» Data extract
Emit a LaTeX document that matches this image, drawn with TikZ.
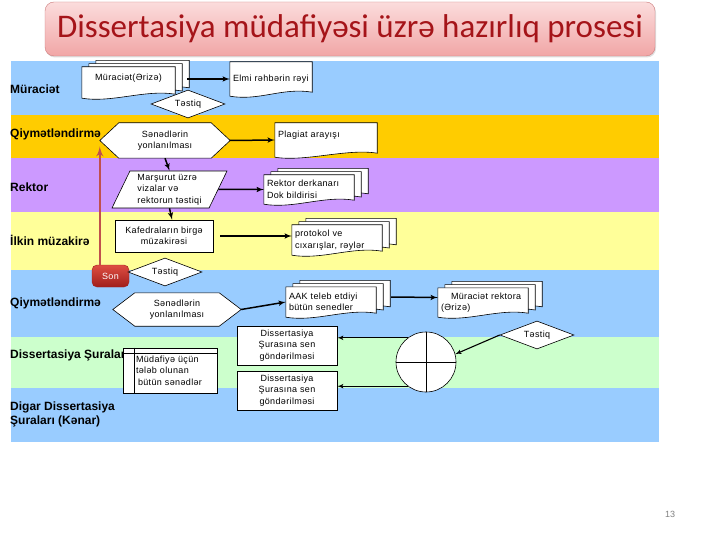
\documentclass[tikz,border=0pt]{standalone}
\usepackage{fontspec}
\setmainfont{Liberation Sans}
\newfontfamily\boxfont[LetterSpace=4]{Liberation Sans}
\newfontfamily\titlefont{Carlito}
\usetikzlibrary{shapes,arrows}
\usetikzlibrary{positioning,calc,shadows}
\usetikzlibrary{shapes.geometric}
\pgfdeclarelayer{lanes}
\pgfdeclarelayer{docs}
\pgfsetlayers{lanes,docs,main}

\definecolor{laneblue}{RGB}{153,204,255}
\definecolor{lanegold}{RGB}{255,204,0}
\definecolor{lanepurple}{RGB}{204,153,255}
\definecolor{laneyellow}{RGB}{255,255,153}
\definecolor{lanegreen}{RGB}{204,255,204}
\definecolor{titlered}{RGB}{165,20,25}
\definecolor{titletop}{RGB}{251,220,220}
\definecolor{titlebot}{RGB}{241,166,166}
\definecolor{titleedge}{RGB}{205,125,125}
\definecolor{arrowred}{RGB}{192,80,77}
\definecolor{sontop}{RGB}{222,78,66}
\definecolor{sonbot}{RGB}{160,30,28}

\tikzset{
  txt/.style={font=\boxfont\fontsize{9}{11.5}\selectfont},
  lanelbl/.style={anchor=west, inner sep=2pt, font=\bfseries\fontsize{12}{14}\selectfont},
  doc/.style={txt, align=left, inner xsep=3pt, inner ysep=2pt},
  procbox/.style={txt, draw, fill=white, line width=0.6pt, inner sep=2pt},
  hexa/.style={txt, align=center, inner sep=2pt},
  decide/.style={procbox, diamond, aspect=2.6, inner sep=0pt, minimum width=74pt, minimum height=28pt},
  slanted/.style={procbox, trapezium, trapezium left angle=60, trapezium right angle=120,
    trapezium stretches body, inner sep=0pt, align=left},
  docline/.style={draw, fill=white, line width=0.6pt},
  flow/.style={->, line width=1.5pt},
  thinflow/.style={->, line width=1.1pt},
  redflow/.style={->, draw=arrowred, line width=2.4pt},
  sonbtn/.style={rounded corners=5pt, top color=sontop, bottom color=sonbot, draw=sonbot,
    text=white, font=\boxfont\fontsize{9}{10}\selectfont, minimum width=37pt, minimum height=22pt},
  titlebox/.style={draw=titleedge, rounded corners=9pt, top color=titletop, bottom color=titlebot,
    minimum width=610pt, minimum height=54pt, text=titlered,
    font=\titlefont\fontsize{33}{34}\selectfont,
    drop shadow={opacity=0.25, shadow xshift=1pt, shadow yshift=-1.5pt}}
}

% document outline with a wavy bottom, drawn behind the node text
\newcommand{\docframe}[2][]{%
  \begin{pgfonlayer}{docs}
  \draw[docline,#1] (#2.north west) -- (#2.north east) -- ([yshift=4pt]#2.south east)
    .. controls ([xshift=-30pt,yshift=9pt]#2.south east) and ([xshift=30pt,yshift=-5pt]#2.south west) .. (#2.south west) -- cycle;
  \end{pgfonlayer}}
\newcommand{\stackframe}[1]{%
  \docframe[transform canvas={shift={(14pt,6.4pt)}}]{#1}%
  \docframe[transform canvas={shift={(7pt,3.2pt)}}]{#1}%
  \docframe{#1}}
% hexagon outline round a node, points at west and east
\newcommand{\hexframe}[2][18pt]{%
  \begin{pgfonlayer}{docs}
  \draw[docline] (#2.west) -- ([xshift=#1]#2.north west) -- ([xshift=-#1]#2.north east) -- (#2.east)
    -- ([xshift=-#1]#2.south east) -- ([xshift=#1]#2.south west) -- cycle;
  \end{pgfonlayer}}

\begin{document}
\begin{tikzpicture}[x=1pt,y=-1pt,>=latex',thick]
\useasboundingbox (0,0) rectangle (720,540);
\begin{pgfonlayer}{lanes}
\fill[white] (0,0) rectangle (720,540);
\foreach \ya/\yb/\col in {61/115/laneblue,115/158/lanegold,158/212/lanepurple,212/270/laneyellow,
  270/337/laneblue,337/388/lanegreen,388/442/laneblue}
  \fill[\col] (11,\ya) rectangle (659,\yb);
\end{pgfonlayer}

\node[titlebox] (title) at (350,29) {Dissertasiya müdafiyəsi üzrə hazırlıq prosesi};

% lane labels
\node[lanelbl] (lmur) at (8,89) {Müraciət};
\node[lanelbl] (lqiy1) at (8,134) {Qiymətləndirmə};
\node[lanelbl] (lrek) at (8,187) {Rektor};
\node[lanelbl] (lilk) at (8,240) {İlkin müzakirə};
\node[lanelbl] (lqiy2) at (8,303) {Qiymətləndirmə};
\node[lanelbl] (ldis) at (8,355) {Dissertasiya Şuraları};
\node[lanelbl,align=left] (ldig) at (8,414) {Digar Dissertasiya\\Şuraları (Kənar)};

% Müraciət
\node[doc,align=center,text width=87pt,minimum height=31pt] (arz) at (128.5,82.5) {Müraciət(Ərizə)\\~};
\stackframe{arz}
\node[doc,text width=76pt,minimum height=34pt] (elmi) at (271,79) {Elmi rəhbərin rəyi};
\docframe{elmi}
\node[decide] (t1) at (188,104) {Təstiq};
\path[flow,draw] ($(elmi.west -| arz.east)+(12,0)$) -- (elmi.west);

% Qiymətləndirmə
\node[hexa,minimum width=130pt,minimum height=35pt] (hex1) at (165,140.5) {Sənədlərin\\yonlanılması};
\hexframe[19pt]{hex1}
\node[doc,text width=96pt,minimum height=34pt] (plag) at (326,140) {Plagiat arayışı\\~};
\docframe{plag}
\path[flow,draw] (hex1.east) -- (plag.west);

% Rektor
\node[slanted,minimum width=115pt,minimum height=37pt] (par) at (169.5,189.5) {Marşurut üzrə\\vizalar və\\rektorun təstiqi};
\node[doc,text width=84pt,minimum height=29pt] (derk) at (309,189.5) {Rektor derkanarı\\Dok bildirisi};
\stackframe{derk}
\path[flow,draw] (hex1.south) -- (par.north);
\path[flow,draw] (par.east) -- (derk.west);

% İlkin müzakirə
\node[procbox,align=center,minimum width=98pt,minimum height=32pt] (kaf) at (164,236) {Kafedraların birgə\\müzakirəsi};
\node[doc,text width=84pt,minimum height=30pt] (prot) at (337,240) {protokol ve\\cıxarışlar, rəylər};
\stackframe{prot}
\path[flow,draw] (par.south) -- ($(kaf.north)+(8,0)$);
\path[flow,draw,shorten <=7pt] (kaf.east) -- (kaf.east -| prot.west);

% Qiymətləndirmə (ikinci)
\node[sonbtn] (son) at (110.5,276) {Son};
\node[decide] (t2) at (165,272) {Təstiq};
\node[hexa,minimum width=128pt,minimum height=33pt] (hex2) at (177,309.5) {Sənədlərin\\yonlanılması};
\hexframe[22pt]{hex2}
\node[doc,text width=84pt,minimum height=30pt] (aak) at (331,302) {AAK teleb etdiyi\\bütün senedler};
\stackframe{aak}
\node[doc,text width=84pt,minimum height=29pt] (mrek) at (483,302.5) {\hspace*{10pt}Müraciət rektora\\(Ərizə)};
\stackframe{mrek}
\path[flow,draw] (hex2.east) -- (aak.west);
\path[flow,draw] ($(aak.east)+(15,-5)$) -- ($(mrek.west)+(0,-5)$);
\path[redflow] (son.north -| hex1.west) -- ($(hex1.west)+(0,6)$);

% Dissertasiya Şuraları
\node[procbox,align=center,minimum width=100pt,minimum height=39pt] (dis1) at (287,345.5) {Dissertasiya\\Şurasına sen\\göndərilməsi};
\node[procbox,align=center,minimum width=100pt,minimum height=39pt] (dis2) at (287,390.5) {Dissertasiya\\Şurasına sen\\göndərilməsi};
\node[procbox,align=left,text width=94pt,inner xsep=0pt,minimum height=45pt] (mud) at (170,370.5)
  {\mbox{}\\[-4.5pt]\hspace*{13pt}Müdafiyə üçün\\\hspace*{13pt}tələb olunan\\\hspace*{15pt}bütün sənədlər};
\draw[line width=0.6pt] ($(mud.north west)+(0,6)$) -- ($(mud.north east)+(0,6)$);
\draw[line width=0.6pt] ($(mud.north west)+(12,0)$) -- ($(mud.south west)+(12,0)$);
\node[procbox,circle,minimum size=60pt] (join) at (426,362) {};
\draw[line width=0.6pt] (join.north) -- (join.south) (join.west) -- (join.east);
\node[decide] (t3) at (537,335) {Təstiq};
\path[thinflow,draw] (t3.west) -- (join.15);
\path[thinflow,draw] (join.127) -- (join.127 -| dis1.east);
\path[thinflow,draw] (join.233) -- (join.233 -| dis2.east);

\node[text=gray,font=\fontsize{9}{10}\selectfont] (pnum) at (670,514) {13};
\end{tikzpicture}
\end{document}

» Exercise description
Copy each line from the data above that includes "drawn".

» Response to this exercise
Emit a LaTeX document that matches this image, drawn with TikZ.
% document outline with a wavy bottom, drawn behind the node text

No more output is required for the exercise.